Here’s where theory collides with reality. When you observe actual bond markets, the unbiased expectations theory often stumbles. Empirical evidence reveals that when the yield curve stabilizes, interest rates exhibit stickiness rather than moving according to pure mathematical expectations. Long-term bond yields typically include a cushion above what simple sequential short-term investments would yield.

This gap exists because of investor preferences. Bond traders aren’t indifferent between maturities—they have habitats they prefer to occupy. Shorter-term bonds naturally appeal more to many investors because they involve less interest rate risk. Over a brief horizon, rates behave relatively predictably. Extend that timeframe to years, and uncertainty magnifies. Longer-dated securities expose investors to greater volatility, creating genuine anxiety about future price movements.

The unbiased expectations theory ignores this reality entirely.
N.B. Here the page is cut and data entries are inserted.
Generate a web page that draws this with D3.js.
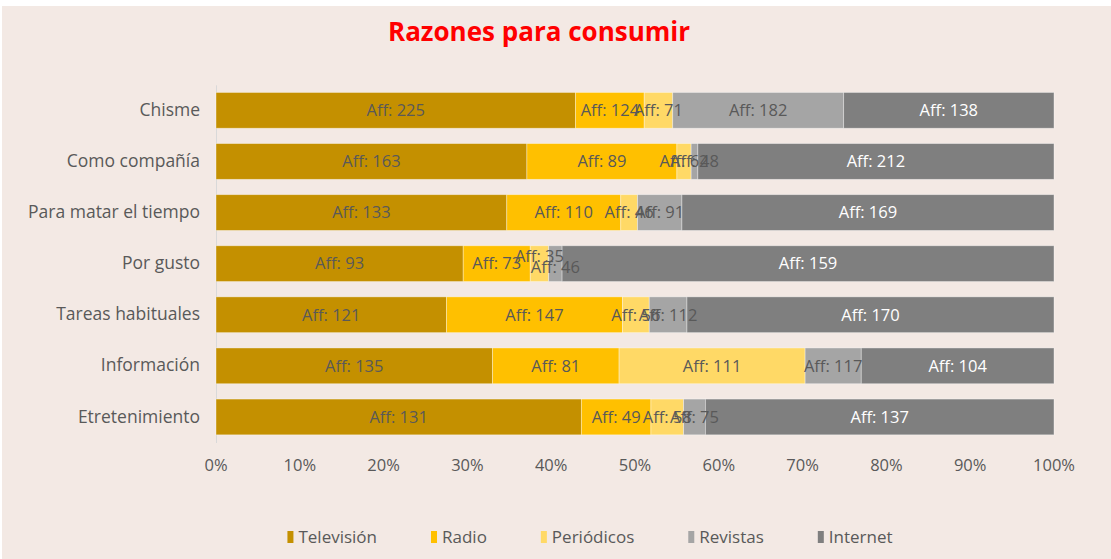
<!DOCTYPE html>
<html>
<head>
<meta charset="utf-8">
<title>Razones para consumir</title>
<script src="https://d3js.org/d3.v7.min.js"></script>
<style>
  body { margin: 0; background: #fff; }
  text { font-family: "Open Sans", sans-serif; }
</style>
</head>
<body>
<div id="chart"></div>
<script>
// categories, top to bottom
const categories = ["Chisme", "Como compañía", "Para matar el tiempo", "Por gusto",
  "Tareas habituales", "Información", "Etretenimiento"];
const seriesNames = ["Televisión", "Radio", "Periódicos", "Revistas", "Internet"];
const colors = ["#C49000", "#FFC000", "#FFD966", "#A5A5A5", "#7F7F7F"];

// share of each bar (percent)
const television = [42.9, 37.1, 34.7, 29.5, 27.5, 33.0, 43.6];
const radio      = [8.2, 17.9, 13.6, 8.0, 21.0, 15.1, 8.3];
const periodicos = [3.4, 1.7, 2.0, 2.2, 3.2, 22.2, 3.9];
const revistas   = [20.4, 0.8, 5.3, 1.6, 4.5, 6.7, 2.6];
const internet   = [25.1, 42.5, 44.4, 58.7, 43.8, 23.0, 41.6];

// "Aff" counts shown as data labels
const affTelevision = [225, 163, 133, 93, 121, 135, 131];
const affRadio      = [124, 89, 110, 73, 147, 81, 49];
const affPeriodicos = [71, 62, 46, 35, 56, 111, 58];
const affRevistas   = [182, 48, 91, 46, 112, 117, 75];
const affInternet   = [138, 212, 169, 159, 170, 104, 137];

const tickLabels = ["0%", "10%", "20%", "30%", "40%", "50%", "60%", "70%", "80%", "90%", "100%"];

const values = [television, radio, periodicos, revistas, internet];
const labels = [affTelevision, affRadio, affPeriodicos, affRevistas, affInternet];

const W = 1111, H = 559;
const svg = d3.select("#chart").append("svg")
  .attr("width", W).attr("height", H);

svg.append("rect").attr("x", 2).attr("y", 6).attr("width", W - 2).attr("height", H - 6)
  .attr("fill", "#F3E9E4");

svg.append("text")
  .attr("x", 539).attr("y", 41)
  .attr("text-anchor", "middle")
  .attr("fill", "#FF0000")
  .attr("font-size", 26).attr("font-weight", "bold")
  .text("Razones para consumir");

const table = categories.map((c, i) => {
  const row = { cat: c };
  seriesNames.forEach((s, j) => row[s] = values[j][i]);
  return row;
});
const stacked = d3.stack().keys(seriesNames).offset(d3.stackOffsetExpand)(table);

const x = d3.scaleLinear().domain([0, 1]).range([216, 1054]);
const y = d3.scaleBand().domain(categories).range([84.8, 442.5])
  .paddingInner(0.3).paddingOuter(0.15);

// value axis labels
svg.append("g").selectAll("text")
  .data(tickLabels)
  .join("text")
  .attr("x", (d, i) => x(i / 10))
  .attr("y", 471)
  .attr("text-anchor", "middle")
  .attr("fill", "#595959")
  .attr("font-size", 16.5)
  .text(d => d);

// category axis
const yAxis = svg.append("g")
  .attr("transform", "translate(216,0)")
  .call(d3.axisLeft(y).tickSize(0).tickPadding(16));
yAxis.select(".domain").attr("stroke", "#D9D9D9");
yAxis.selectAll("text")
  .attr("fill", "#595959")
  .attr("font-size", 17.5)
  .attr("font-family", "Open Sans, sans-serif");

const layers = svg.append("g").selectAll("g")
  .data(stacked)
  .join("g")
  .attr("fill", (d, i) => colors[i]);

layers.selectAll("rect")
  .data(d => d)
  .join("rect")
  .attr("x", d => x(d[0]))
  .attr("y", d => y(d.data.cat))
  .attr("width", d => x(d[1]) - x(d[0]))
  .attr("height", y.bandwidth())
  .attr("stroke", "#ffffff")
  .attr("stroke-opacity", 0.45)
  .attr("stroke-width", 0.8);

// label nudges where Excel moved overlapping labels
const nudge = { "Por gusto|Periódicos": -7, "Por gusto|Revistas": 4 };

// labels drawn after all bars so nothing hides them
const labelLayer = svg.append("g");
stacked.forEach((layer, j) => {
  labelLayer.append("g").selectAll("text")
    .data(layer)
    .join("text")
    .attr("x", d => (x(d[0]) + x(d[1])) / 2)
    .attr("y", d => y(d.data.cat) + y.bandwidth() / 2 + (nudge[d.data.cat + "|" + layer.key] || 0))
    .attr("dy", "0.35em")
    .attr("text-anchor", "middle")
    .attr("font-size", 16.5)
    .attr("fill", j === 4 ? "#ffffff" : "#595959")
    .text((d, i) => "Aff: " + labels[j][i]);
});

// legend
const legend = svg.append("g");
let lx = 0;
seriesNames.forEach((s, i) => {
  const g = legend.append("g").attr("transform", `translate(${lx},0)`);
  g.append("rect").attr("x", 0).attr("y", -6).attr("width", 6).attr("height", 12)
    .attr("fill", colors[i]);
  const t = g.append("text").attr("x", 11).attr("y", 0).attr("dy", "0.35em")
    .attr("font-size", 17).attr("fill", "#595959").text(s);
  lx += 11 + t.node().getComputedTextLength() + 54;
});
const legendWidth = lx - 54;
legend.attr("transform", `translate(${590 - legendWidth / 2},537)`);
</script>
</body>
</html>
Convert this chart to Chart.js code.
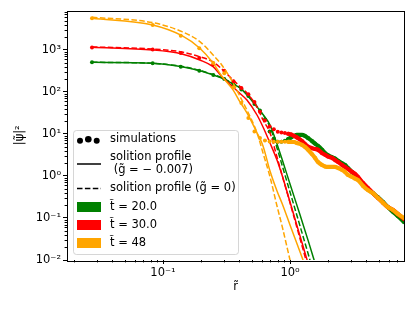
<!DOCTYPE html>
<html>
<head>
<meta charset="utf-8">
<script src="https://cdn.jsdelivr.net/npm/chart.js@4.4.1/dist/chart.umd.min.js"></script>
<style>
  html, body { margin: 0; padding: 0; background: #fff; }
</style>
</head>
<body>
<canvas id="solitonChart" width="415" height="312"></canvas>
<script>
// radii of the simulation samples
const rSim = [0.0276, 0.0829, 0.138, 0.193, 0.249, 0.304, 0.359, 0.414, 0.470, 0.525,
  0.580, 0.635, 0.691, 0.746, 0.801, 0.856, 0.911, 0.967, 1.022, 1.077, 1.132, 1.243,
  1.312, 1.386, 1.49, 1.573, 1.662, 1.786, 1.887, 1.992, 2.14, 2.26, 2.39, 2.57, 2.71,
  2.86, 3.08, 3.25, 3.43, 3.76, 4.11, 4.50, 4.93, 5.40, 5.91, 6.47, 7.08, 7.90];

// simulated density at t = 20, 30, 48
const simT20 = [510, 480, 400, 320, 254, 205, 150, 115, 80, 52, 36, 22, 11.5, 7.8, 6.5, 6.5,
  6.9, 7.6, 8.3, 9.0, 9.5, 9.5, 9.0, 8.0, 6.8, 5.9, 5.2, 4.2, 3.5, 3.1, 2.8, 2.6, 2.3, 2.0,
  1.83, 1.55, 1.25, 1.06, 0.90, 0.65, 0.49, 0.39, 0.31, 0.24, 0.18, 0.14, 0.11, 0.08];
const simT30 = [1150, 1020, 850, 640, 460, 320, 180, 125, 88, 58, 34, 21, 15, 13, 11.3, 10.9,
  10.6, 10.1, 9.7, 9.0, 8.3, 6.8, 5.8, 5.0, 4.6, 4.4, 4.2, 3.5, 3.2, 2.9, 2.7, 2.4, 2.15,
  1.83, 1.64, 1.47, 1.25, 1.12, 0.95, 0.68, 0.52, 0.39, 0.30, 0.23, 0.18, 0.155, 0.124, 0.095];
const simT48 = [5690, 3940, 2190, 1100, 490, 280, 130, 55, 24, 11.5, 8.0, 7.0, 6.6, 6.5, 6.5,
  6.5, 6.5, 6.5, 6.45, 6.45, 6.1, 5.5, 4.9, 4.2, 3.3, 2.7, 2.15, 1.83, 1.68, 1.64, 1.64, 1.64,
  1.55, 1.39, 1.25, 1.06, 0.95, 0.87, 0.80, 0.58, 0.46, 0.39, 0.30, 0.23, 0.18, 0.155, 0.124, 0.10];

// radii where the soliton profiles were read
const rProf = [0.0276, 0.083, 0.141, 0.195, 0.248, 0.29, 0.356, 0.404, 0.458, 0.55, 0.613,
  0.696, 0.79, 0.87, 1.0, 1.2, 1.4, 1.6];

// soliton profile, g = -0.007 (solid) and g = 0 (dashed)
const solidT20 = [510, 482, 400, 321, 254, 215, 155, 125, 85, 44, 29, 16.4, 5.8, 2.4, 0.645, 0.118, 0.027, 0.0072];
const dashT20 = [510, 480, 405, 325, 260, 220, 158, 127, 88, 45, 28.5, 14.7, 4.64, 1.73, 0.416, 0.064, 0.013, 0.0032];
const solidT30 = [1160, 1000, 803, 578, 400, 234, 131, 92, 64.5, 28.3, 14.7, 6.1, 2.4, 1.0, 0.24, 0.037, 0.0076, 0.0019];
const dashT30 = [1180, 1056, 896, 690, 518, 353, 193, 135, 95, 44, 21.5, 10.6, 2.83, 1.0, 0.23, 0.032, 0.0061, 0.0015];
const solidT48 = [5690, 3940, 2190, 1100, 490, 240, 112, 58, 31.6, 10.6, 5.2, 1.31, 0.44, 0.215, 0.068, 0.0155, 0.0044, 0.0015];
const dashT48 = [6010, 4470, 2730, 1580, 760, 440, 164, 78, 37, 10.6, 3.53, 0.95, 0.193, 0.061, 0.01, 0.00106, 0.00014, 0.000027];

const xMajor = [0.1, 1];
const yMajor = [0.01, 0.1, 1, 10, 100, 1000];
const decades = [0.01, 0.1, 1, 10, 100, 1000];

const colT20 = '#008000';
const colT30 = '#ff0000';
const colT48 = '#ffa500';

const font = '"DejaVu Sans", sans-serif';

function pts(xs, ys) {
  return xs.map((x, i) => ({ x: x, y: ys[i] }));
}

function supLabel(v) {
  const sup = { '-': '\u207B', '0': '\u2070', '1': '\u00B9', '2': '\u00B2', '3': '\u00B3' };
  const e = String(Math.round(Math.log10(v)));
  return '10' + e.split('').map(c => sup[c]).join('');
}

function simSet(data, color) {
  return {
    data: pts(rSim, data),
    borderColor: color,
    backgroundColor: color,
    borderWidth: 4.2,
    borderCapStyle: 'round',
    borderJoinStyle: 'round',
    pointRadius: 2,
    pointBorderWidth: 0,
    pointBackgroundColor: color,
    cubicInterpolationMode: 'monotone',
    // only the dense outer part is drawn as a band, the inner samples stay dots
    segment: { borderColor: c => c.p0.parsed.x > 0.95 ? color : 'rgba(0,0,0,0)' }
  };
}

function profSet(data, color, dashed) {
  return {
    data: pts(rProf, data),
    borderColor: color,
    borderWidth: 1.5,
    borderDash: dashed ? [5.5, 2.4] : [],
    pointRadius: 0,
    cubicInterpolationMode: 'monotone'
  };
}

// first dataset ends up on top
const datasets = [
  profSet(dashT48, colT48, true), profSet(solidT48, colT48, false), simSet(simT48, colT48),
  profSet(dashT30, colT30, true), profSet(solidT30, colT30, false), simSet(simT30, colT30),
  profSet(dashT20, colT20, true), profSet(solidT20, colT20, false), simSet(simT20, colT20)
];

const legendRows = [
  { kind: 'dots', text: ['simulations'] },
  { kind: 'solid', text: ['solition profile', ' (g\u0303 = \u2212 0.007)'] },
  { kind: 'dash', text: ['solition profile (g\u0303 = 0)'] },
  { kind: 'patch', color: colT20, text: ['t\u0303 = 20.0'] },
  { kind: 'patch', color: colT30, text: ['t\u0303 = 30.0'] },
  { kind: 'patch', color: colT48, text: ['t\u0303 = 48'] }
];
const legendRowY = [9.5, 34, 58.5, 77, 95, 113];

const framePlugin = {
  id: 'framePlugin',
  afterDraw(chart) {
    const { ctx, chartArea: a, scales } = chart;
    ctx.save();
    ctx.strokeStyle = '#000';
    ctx.lineWidth = 1;
    // minor ticks
    ctx.beginPath();
    decades.forEach(d => {
      for (let m = 2; m <= 9; m++) {
        const v = d * m;
        if (v > scales.x.min && v < scales.x.max) {
          const px = Math.round(scales.x.getPixelForValue(v)) + 0.5;
          ctx.moveTo(px, a.bottom);
          ctx.lineTo(px, a.bottom + 2.4);
        }
        if (v > scales.y.min && v < scales.y.max) {
          const py = Math.round(scales.y.getPixelForValue(v)) + 0.5;
          ctx.moveTo(a.left, py);
          ctx.lineTo(a.left - 2.4, py);
        }
      }
    });
    ctx.stroke();
    ctx.strokeRect(Math.round(a.left) + 0.5, Math.round(a.top) + 0.5,
      Math.round(a.right - a.left), Math.round(a.bottom - a.top));

    // legend box
    const x0 = a.left + 6, w = 165, h = 124;
    const y0 = a.bottom - 6 - h;
    ctx.beginPath();
    ctx.roundRect(x0 + 0.5, y0 + 0.5, w, h, 3);
    ctx.fillStyle = 'rgba(255,255,255,0.8)';
    ctx.fill();
    ctx.strokeStyle = 'rgba(204,204,204,0.8)';
    ctx.stroke();

    ctx.font = '11.5px ' + font;
    ctx.textBaseline = 'middle';
    legendRows.forEach((row, i) => {
      const cy = y0 + legendRowY[i];
      const hx = x0 + 4;
      if (row.kind === 'dots') {
        ctx.fillStyle = '#000';
        [[7, 1.2, 3], [15.3, -0.2, 3.3], [23.7, 1.2, 3]].forEach(d => {
          ctx.beginPath();
          ctx.arc(x0 + d[0], cy + d[1], d[2], 0, Math.PI * 2);
          ctx.fill();
        });
      } else if (row.kind === 'solid' || row.kind === 'dash') {
        ctx.strokeStyle = '#000';
        ctx.lineWidth = 1.5;
        ctx.setLineDash(row.kind === 'dash' ? [5.5, 2.4] : []);
        ctx.beginPath();
        ctx.moveTo(hx, cy);
        ctx.lineTo(hx + 24, cy);
        ctx.stroke();
        ctx.setLineDash([]);
      } else {
        ctx.fillStyle = row.color;
        ctx.fillRect(hx, cy - 5, 24, 10);
      }
      ctx.fillStyle = '#000';
      if (row.text.length === 1) {
        ctx.fillText(row.text[0], x0 + 37, cy);
      } else {
        ctx.fillText(row.text[0], x0 + 37, cy - 7);
        ctx.fillText(row.text[1], x0 + 37, cy + 6.5);
      }
    });
    ctx.restore();
  }
};

const ctx = document.getElementById('solitonChart').getContext('2d');
new Chart(ctx, {
  type: 'line',
  data: { datasets: datasets },
  options: {
    responsive: false,
    animation: false,
    events: [],
    layout: { padding: { left: 0, right: 11, top: 10.5, bottom: 0 } },
    plugins: { legend: { display: false }, tooltip: { enabled: false } },
    scales: {
      x: {
        type: 'logarithmic',
        min: 0.01754,
        max: 7.9,
        afterFit: s => { s.height = 52; },
        afterBuildTicks: s => { s.ticks = xMajor.map(v => ({ value: v })); },
        border: { display: false },
        grid: { display: true, drawOnChartArea: false, drawTicks: true, tickLength: 4, color: '#000', lineWidth: 1 },
        ticks: {
          autoSkip: false, maxRotation: 0, padding: 2, color: '#000',
          font: { family: font, size: 11.5 },
          callback: v => supLabel(v)
        },
        title: {
          display: true, text: 'r\u0303', color: '#000',
          font: { family: font, size: 11.5 },
          padding: { top: 0, bottom: 18 }
        }
      },
      y: {
        type: 'logarithmic',
        min: 0.01,
        max: 8700,
        afterFit: s => { s.width = 67; },
        afterBuildTicks: s => { s.ticks = yMajor.map(v => ({ value: v })); },
        border: { display: false },
        grid: { display: true, drawOnChartArea: false, drawTicks: true, tickLength: 4, color: '#000', lineWidth: 1 },
        ticks: {
          autoSkip: false, padding: 2, color: '#000',
          font: { family: font, size: 11.5 },
          callback: v => supLabel(v)
        },
        title: {
          display: true, text: '|\u03C8\u0303|\u00B2', color: '#000',
          font: { family: font, size: 11.5 },
          padding: { top: 13, bottom: 0 }
        }
      }
    }
  },
  plugins: [framePlugin]
});
</script>
</body>
</html>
It treats a five-year bond and a series of five one-year bonds as pure mathematical equivalents, overlooking the very real psychological and economic differences between them.

The Reality Check: Risk Premium and Market Behavior

This is where the preferred habitat theory steps in as a refinement. It posits that investors will favor shorter maturity bonds unless longer-term alternatives offer extra compensation. That extra incentive—the “risk premium”—is why you typically see longer bonds paying higher yields.

By explicitly accounting for maturity alongside yield, the preferred habitat theory explains market behavior far more accurately than its predecessor. The risk premium isn’t arbitrary; it’s the market’s way of pricing the uncertainty and volatility inherent in longer investment horizons.

This distinction matters for anyone trying to predict bond market movements. The unbiased expectations theory provides useful scaffolding for thinking about interest rate relationships, but it remains incomplete without acknowledging the structural incentives that shape investor behavior. Real-world markets reward investors for taking duration risk—and that reward emerges precisely because investors naturally prefer the relative safety of shorter-term commitments.

Understanding both frameworks gives you a more nuanced toolkit for navigating bond markets and recognizing the gaps between theoretical models and actual price discovery.